Cognitive deficits in alcohol dependence (AD) have been observed, poorer verbal ability being among the most consistent findings. Genetic factors influence both cognitive ability and AD, but whether these influences overlap is not known.


A subset of 602 monozygotic (MZ) and dizygotic (DZ) twins from FinnTwin16, a population-based study of Finnish twins, was used to study the associations of verbal ability with DSM-III-R diagnosis and symptoms of AD, the maximum number of drinks consumed in a 24-h period, and the Rutgers Alcohol Problem Index (RAPI) scores. These twins, most of them selected for within-pair discordance or concordance for their RAPI scores at age 18.5 years, were studied with neuropsychological tests and interviewed with the Semi-Structured Assessment for the Genetics of Alcoholism (SSAGA) in young adulthood (mean age 26.2 years, range 23-30 years).


All alcohol problem measures were associated with lower scores on the Vocabulary subtest of the Wechsler Adult Intelligence Scale - Revised (WAIS-R), a measure of verbal ability.

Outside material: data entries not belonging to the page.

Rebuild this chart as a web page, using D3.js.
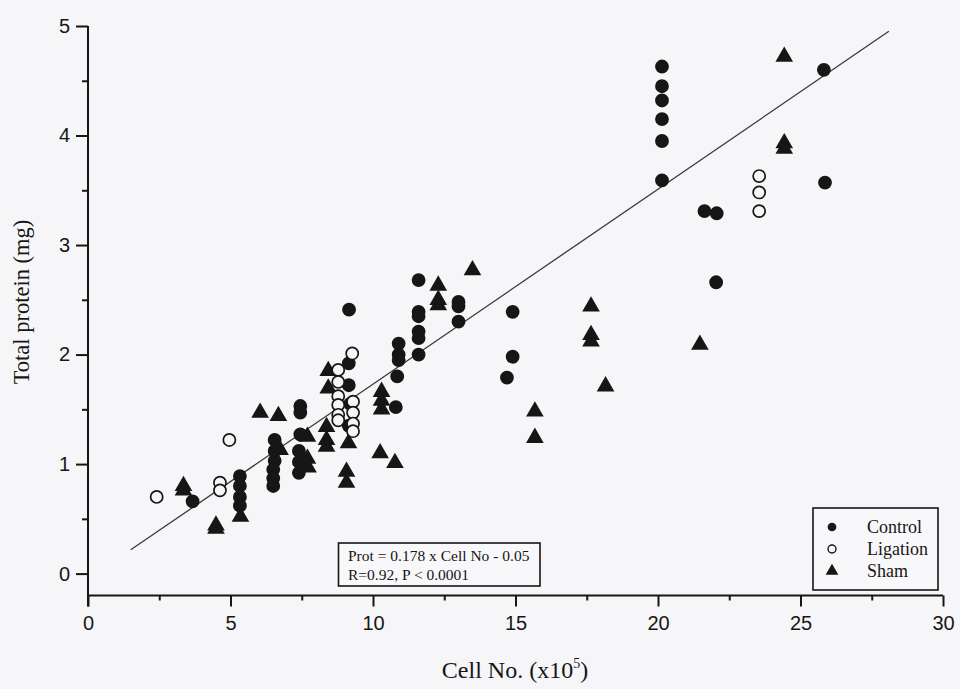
<!DOCTYPE html>
<html>
<head>
<meta charset="utf-8">
<script src="https://cdn.jsdelivr.net/npm/d3@7"></script>
<style>
  html, body { margin: 0; padding: 0; background: #f6f6f8; }
  svg { display: block; }
</style>
</head>
<body>
<script>
// ---------- data ----------
const controlPoints = [
  [3.67, 0.66],
  [5.33, 0.89], [5.33, 0.80], [5.33, 0.70], [5.33, 0.62],
  [6.55, 1.22], [6.55, 1.12], [6.55, 1.03], [6.5, 0.95], [6.5, 0.87], [6.5, 0.80],
  [7.45, 1.53], [7.45, 1.47], [7.45, 1.27], [7.4, 1.12], [7.4, 1.02], [7.4, 0.92],
  [9.16, 2.41], [9.15, 1.92], [9.15, 1.72], [9.2, 1.55], [9.15, 1.35],
  [10.9, 2.10], [10.9, 2.00], [10.9, 1.95], [10.85, 1.80], [10.8, 1.52],
  [11.6, 2.68], [11.6, 2.39], [11.6, 2.35], [11.6, 2.21], [11.6, 2.15], [11.6, 2.00],
  [13.0, 2.48], [13.0, 2.44], [13.0, 2.30],
  [14.9, 2.39], [14.9, 1.98], [14.7, 1.79],
  [20.14, 4.63], [20.14, 4.45], [20.14, 4.32], [20.14, 4.15], [20.14, 3.95], [20.14, 3.59],
  [21.63, 3.31], [22.06, 3.29], [22.04, 2.66],
  [25.82, 4.60], [25.86, 3.57]
];
const ligationPoints = [
  [2.41, 0.70], [4.63, 0.83], [4.63, 0.76], [4.96, 1.22],
  [8.78, 1.86], [8.78, 1.75], [8.78, 1.62], [8.78, 1.54], [8.78, 1.45], [8.78, 1.40],
  [9.27, 2.01], [9.3, 1.57], [9.3, 1.47], [9.3, 1.37], [9.3, 1.30],
  [23.55, 3.63], [23.55, 3.48], [23.55, 3.31]
];
const shamPoints = [
  [3.35, 0.80], [3.35, 0.76], [4.49, 0.44], [4.49, 0.41], [5.35, 0.52],
  [6.04, 1.47], [6.68, 1.44], [6.74, 1.13],
  [7.7, 1.25], [7.7, 1.05], [7.72, 0.97],
  [8.43, 1.85], [8.43, 1.69], [8.37, 1.34], [8.37, 1.22], [8.37, 1.16],
  [9.14, 1.19], [9.07, 0.93], [9.07, 0.83],
  [10.3, 1.66], [10.3, 1.58], [10.3, 1.50], [10.25, 1.10], [10.77, 1.01],
  [12.29, 2.63], [12.29, 2.50], [12.29, 2.45], [13.49, 2.77],
  [15.68, 1.48], [15.68, 1.24],
  [17.65, 2.44], [17.65, 2.18], [17.65, 2.12], [18.16, 1.71],
  [21.47, 2.09], [24.43, 4.72], [24.43, 3.93], [24.43, 3.88]
];
const seriesNames = ["Control", "Ligation", "Sham"];
const xTicks = [0, 5, 10, 15, 20, 25, 30];
const yTicks = [0, 1, 2, 3, 4, 5];
const regression = { slope: 0.178, intercept: -0.05, xStart: 1.5, xEnd: 28.1 };
const equationLines = ["Prot = 0.178 x Cell No - 0.05", "R=0.92, P < 0.0001"];

// ---------- layout ----------
const W = 960, H = 689;
const ink = "#161616";
const bg = "#f6f6f8";
const serif = "'Liberation Serif', 'Times New Roman', serif";
const svg = d3.select("body").append("svg").attr("width", W).attr("height", H);
svg.append("rect").attr("width", W).attr("height", H).attr("fill", bg);

const x = d3.scaleLinear().domain([0, 30]).range([88, 943]);
const y = d3.scaleLinear().domain([-0.2, 5]).range([595.5, 26]);

// axes
const xAxisY = y(-0.2);
const gx = svg.append("g").attr("transform", `translate(0,${xAxisY})`);
gx.call(d3.axisBottom(x).tickValues(xTicks).tickSize(11).tickSizeOuter(0).tickFormat(d3.format("d")));
const gxm = svg.append("g").attr("transform", `translate(0,${xAxisY})`);
gxm.call(d3.axisBottom(x).tickValues(d3.range(2.5, 30, 5)).tickSize(5).tickSizeOuter(0).tickFormat(""));
gxm.select(".domain").remove();

const gy = svg.append("g").attr("transform", `translate(${x(0)},0)`);
gy.call(d3.axisLeft(y).tickValues(yTicks).tickSize(12).tickSizeOuter(0).tickFormat(d3.format("d")));
const gym = svg.append("g").attr("transform", `translate(${x(0)},0)`);
gym.call(d3.axisLeft(y).tickValues(d3.range(0.5, 5, 1)).tickSize(6).tickSizeOuter(0).tickFormat(""));
gym.select(".domain").remove();

gy.select(".domain").attr("d", `M0,${y(5)}V${xAxisY + 11}`);
gx.select(".domain").attr("d", `M${x(0)},0H${x(30)}`);

svg.selectAll(".domain, .tick line").attr("stroke", ink).attr("stroke-width", 2);
svg.selectAll(".tick text").attr("fill", ink)
  .style("font-family", "'Liberation Sans', Arial, sans-serif").style("font-size", "20px");
gx.selectAll(".tick text").attr("dy", "1.0em");
gy.selectAll(".tick text").attr("dx", "-0.15em");

// axis titles
const xt = svg.append("text").attr("x", 515).attr("y", 678).attr("text-anchor", "middle")
  .style("font-family", serif).style("font-size", "24px").attr("fill", ink);
xt.append("tspan").text("Cell No. (x10");
xt.append("tspan").attr("dy", -10).style("font-size", "14px").text("5");
xt.append("tspan").attr("dy", 10).text(")");
svg.append("text").attr("transform", `translate(29,302) rotate(-90)`).attr("text-anchor", "middle")
  .style("font-family", serif).style("font-size", "22.5px").attr("fill", ink)
  .text("Total protein (mg)");

// regression line
svg.append("line")
  .attr("x1", x(regression.xStart)).attr("y1", y(regression.slope * regression.xStart + regression.intercept))
  .attr("x2", x(regression.xEnd)).attr("y2", y(regression.slope * regression.xEnd + regression.intercept))
  .attr("stroke", "#3a3a3a").attr("stroke-width", 1.3);

// markers
const circleSym = d3.symbol().type(d3.symbolCircle).size(150);
const openSym = d3.symbol().type(d3.symbolCircle).size(115);
const triSym = d3.symbol().type(d3.symbolTriangle).size(135);

svg.append("g").selectAll("path").data(controlPoints).join("path")
  .attr("transform", d => `translate(${x(d[0])},${y(d[1])})`)
  .attr("d", circleSym).attr("fill", ink);
svg.append("g").selectAll("path").data(shamPoints).join("path")
  .attr("transform", d => `translate(${x(d[0])},${y(d[1])})`)
  .attr("d", triSym).attr("fill", ink);
svg.append("g").selectAll("path").data(ligationPoints).join("path")
  .attr("transform", d => `translate(${x(d[0])},${y(d[1])})`)
  .attr("d", openSym).attr("fill", bg).attr("stroke", ink).attr("stroke-width", 1.7);

// equation box
const eq = svg.append("g");
eq.append("rect").attr("x", 338.5).attr("y", 543).attr("width", 201.5).attr("height", 43)
  .attr("fill", "#f8f8fa").attr("stroke", ink).attr("stroke-width", 1.6);
eq.selectAll("text").data(equationLines).join("text")
  .attr("x", 348).attr("y", (d, i) => 561 + i * 18.5)
  .style("font-family", serif).style("font-size", "15.5px")
  .attr("fill", ink).text(d => d);

// legend
const lg = svg.append("g");
lg.append("rect").attr("x", 813).attr("y", 508).attr("width", 125).attr("height", 82)
  .attr("fill", "#f8f8fa").attr("stroke", ink).attr("stroke-width", 1.6);
const legSyms = [
  d3.symbol().type(d3.symbolCircle).size(60),
  d3.symbol().type(d3.symbolCircle).size(50),
  d3.symbol().type(d3.symbolTriangle).size(70)
];
seriesNames.forEach((name, i) => {
  const cy = 527 + i * 22;
  lg.append("path").attr("transform", `translate(832,${cy})`).attr("d", legSyms[i])
    .attr("fill", i === 1 ? "none" : ink).attr("stroke", i === 1 ? ink : "none").attr("stroke-width", 1.4);
  lg.append("text").attr("x", 867).attr("y", cy + 6)
    .style("font-family", serif).style("font-size", "18px")
    .attr("fill", ink).text(name);
});
</script>
</body>
</html>
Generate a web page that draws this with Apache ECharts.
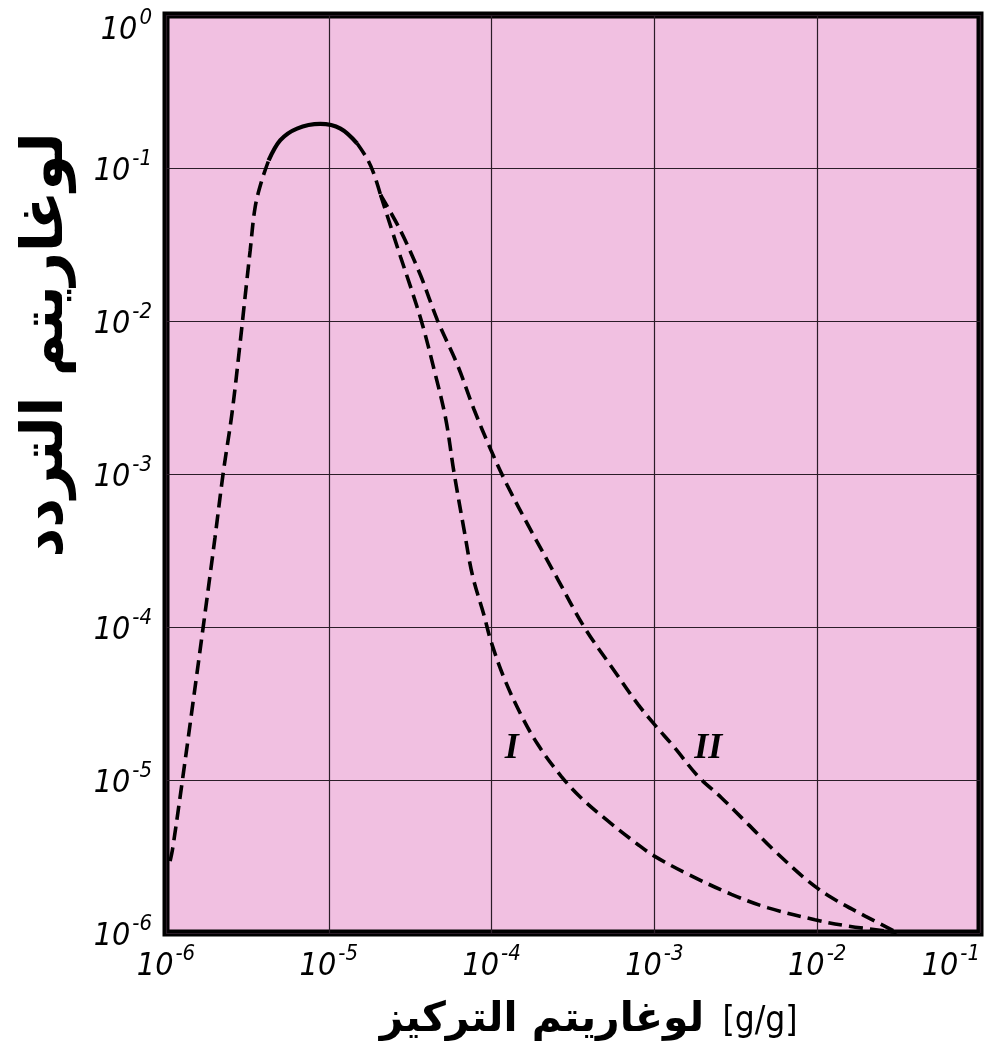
<!DOCTYPE html>
<html>
<head>
<meta charset="utf-8">
<script src="https://cdn.jsdelivr.net/npm/echarts@6/dist/echarts.min.js"></script>
<style>
  html, body { margin: 0; padding: 0; background: #fff; }
  #chart { width: 991px; height: 1060px; }
</style>
</head>
<body>
<div id="chart"></div>
<script>
// tick exponents shown as 10^n, from the lowest decade up
var xTickExp = ['-6', '-5', '-4', '-3', '-2', '-1']
var yTickExp = ['-6', '-5', '-4', '-3', '-2', '-1', '0']

// common curve, rising flank (dashed)
var riseX = [1.06e-6, 1.10e-6, 1.27e-6, 1.47e-6, 1.69e-6, 2.00e-6, 2.25e-6, 2.54e-6, 2.82e-6, 3.14e-6, 3.29e-6, 3.53e-6, 3.88e-6, 4.27e-6]
var riseY = [2.95e-6, 3.59e-6, 1.05e-5, 3.29e-5, 9.9e-5, 3.85e-4, 1.03e-3, 2.47e-3, 6.43e-3, 1.85e-2, 2.90e-2, 5.56e-2, 8.32e-2, 1.12e-1]
// top of the peak (solid)
var peakX = [4.27e-6, 5.04e-6, 6.38e-6, 8.87e-6, 1.18e-5, 1.49e-5]
var peakY = [1.12e-1, 1.52e-1, 1.81e-1, 1.94e-1, 1.81e-1, 1.45e-1]
// falling flank before the two branches split
var fallX = [1.49e-5, 1.72e-5, 1.89e-5, 2.08e-5]
var fallY = [1.45e-1, 1.15e-1, 9.2e-2, 6.67e-2]
// branch I
var curveIX = [2.08e-5, 2.76e-5, 3.18e-5, 3.76e-5, 4.43e-5, 5.22e-5, 5.87e-5, 6.78e-5, 7.62e-5, 8.99e-5, 9.89e-5, 1.19e-4, 1.51e-4, 1.92e-4, 2.67e-4, 3.54e-4, 5.18e-4, 7.91e-4, 1.0e-3, 1.61e-3, 2.97e-3, 5.0e-3, 9.68e-3, 1.55e-2, 3.08e-2]
var curveIY = [6.67e-2, 2.62e-2, 1.67e-2, 9.46e-3, 4.84e-3, 2.31e-3, 1.03e-3, 4.30e-4, 2.19e-4, 1.19e-4, 8.13e-5, 4.67e-5, 2.69e-5, 1.71e-5, 1.06e-5, 7.66e-6, 5.40e-6, 3.79e-6, 3.18e-6, 2.42e-6, 1.79e-6, 1.46e-6, 1.22e-6, 1.11e-6, 1.01e-6]
// branch II
var curveIIX = [2.08e-5, 2.76e-5, 3.66e-5, 4.65e-5, 6.17e-5, 7.80e-5, 9.89e-5, 1.25e-4, 1.74e-4, 2.55e-4, 3.72e-4, 5.68e-4, 7.91e-4, 1.0e-3, 1.33e-3, 1.85e-3, 2.58e-3, 3.77e-3, 5.50e-3, 8.81e-3, 1.23e-2, 1.97e-2, 3.08e-2]
var curveIIY = [6.67e-2, 3.89e-2, 1.99e-2, 1.01e-2, 5.16e-3, 2.64e-3, 1.44e-3, 8.41e-4, 4.30e-4, 2.05e-4, 9.93e-5, 5.16e-5, 3.13e-5, 2.31e-5, 1.63e-5, 1.06e-5, 7.66e-6, 5.13e-6, 3.43e-6, 2.18e-6, 1.70e-6, 1.29e-6, 1.01e-6]

function zip(xs, ys) {
  return xs.map(function (x, i) { return [x, ys[i]] })
}

// pick the exponent label belonging to a decade value
function decadeLabel(exps, v) {
  var k = Math.round(Math.log10(v)) - Number(exps[0])
  var text = '{b|10}{s|' + exps[k] + '}'
  // the top label sits a bit lower so it is not cut off
  if (k === exps.length - 1 && exps === yTickExp) {
    text = '{gap| }\n' + text
  }
  return text
}

var tickFamily = '"DejaVu Sans Condensed", "DejaVu Sans"'
var tickFont = {
  b: {fontFamily: tickFamily, fontStyle: 'italic', fontSize: 32, color: '#000', lineHeight: 40, verticalAlign: 'bottom'},
  s: {fontFamily: tickFamily, fontStyle: 'italic', fontSize: 22, color: '#000', lineHeight: 40, verticalAlign: 'top', padding: [0, 0, 0, 2]},
  gap: {fontSize: 10, lineHeight: 24}
}

var dashed = {color: '#000', width: 3.6, type: [14, 7]}

function curve(name, data, lineStyle, extra) {
  var s = {
    name: name,
    type: 'line',
    data: data,
    smooth: 0.35,
    symbol: 'none',
    lineStyle: lineStyle,
    z: 3
  }
  return Object.assign(s, extra || {})
}

function romanLabel(text, coord) {
  return {
    symbol: 'circle',
    symbolSize: 0,
    silent: true,
    data: [{coord: coord}],
    label: {
      show: true,
      formatter: text,
      position: 'inside',
      fontFamily: 'Liberation Serif',
      fontStyle: 'italic',
      fontWeight: 'bold',
      fontSize: 36,
      color: '#000'
    }
  }
}

var chart = echarts.init(document.getElementById('chart'))
chart.setOption({
  animation: false,
  backgroundColor: '#fff',
  grid: {
    left: 166,
    top: 15,
    right: 11,
    bottom: 127,
    containLabel: false,
    outerBoundsMode: 'none',
    show: true,
    backgroundColor: '#f1c0e1',
    borderColor: '#000',
    borderWidth: 7
  },
  xAxis: {
    type: 'log',
    logBase: 10,
    min: 1e-6,
    max: 1e-1,
    splitNumber: 5,
    axisLine: {show: false},
    axisTick: {show: false},
    splitLine: {show: true, lineStyle: {color: '#2b1d28', width: 1.2}},
    axisLabel: {
      margin: 10,
      showMinLabel: true,
      showMaxLabel: true,
      alignMaxLabel: 'right',
      formatter: function (v) { return decadeLabel(xTickExp, v) },
      rich: tickFont
    }
  },
  yAxis: {
    type: 'log',
    logBase: 10,
    min: 1e-6,
    max: 1,
    splitNumber: 6,
    axisLine: {show: false},
    axisTick: {show: false},
    splitLine: {show: true, lineStyle: {color: '#2b1d28', width: 1.2}},
    axisLabel: {
      margin: 14,
      showMinLabel: true,
      showMaxLabel: true,
      formatter: function (v) { return decadeLabel(yTickExp, v) },
      rich: tickFont
    }
  },
  series: [
    curve('rise', zip(riseX, riseY), dashed),
    curve('peak', zip(peakX, peakY), {color: '#000', width: 4.2, type: 'solid'}),
    curve('fall', zip(fallX, fallY), dashed),
    curve('I', zip(curveIX, curveIY), dashed, {markPoint: romanLabel('I', [1.33e-4, 1.60e-5])}),
    curve('II', zip(curveIIX, curveIIY), dashed, {markPoint: romanLabel('II', [2.14e-3, 1.60e-5])})
  ],
  graphic: [
    {
      type: 'text',
      x: 47,
      y: 345,
      rotation: Math.PI / 2,
      style: {
        text: 'لوغاريتم التردد',
        font: 'bold 58px "DejaVu Sans"',
        fill: '#000',
        textAlign: 'center',
        textVerticalAlign: 'middle'
      }
    },
    {
      type: 'text',
      x: 542,
      y: 1020,
      style: {
        text: 'لوغاريتم التركيز',
        font: 'bold 41px "DejaVu Sans"',
        fill: '#000',
        textAlign: 'center',
        textVerticalAlign: 'middle'
      }
    },
    {
      type: 'text',
      x: 760,
      y: 1022,
      style: {
        text: '[g/g]',
        font: '35px "DejaVu Sans Condensed", "DejaVu Sans"',
        fill: '#000',
        textAlign: 'center',
        textVerticalAlign: 'middle'
      }
    }
  ]
})
</script>
</body>
</html>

In bivariate genetic models, Vocabulary and the alcohol problem measures had moderate heritabilities (0.54-0.72), and their covariation could be explained by correlated genetic influences (genetic correlations -0.20 to -0.31).


Poorer verbal ability and AD have partly overlapping biological etiology. The genetic and environmental influences on the development of cognitive abilities, alcohol problems and risk factors for AD should be studied further with prospective longitudinal designs.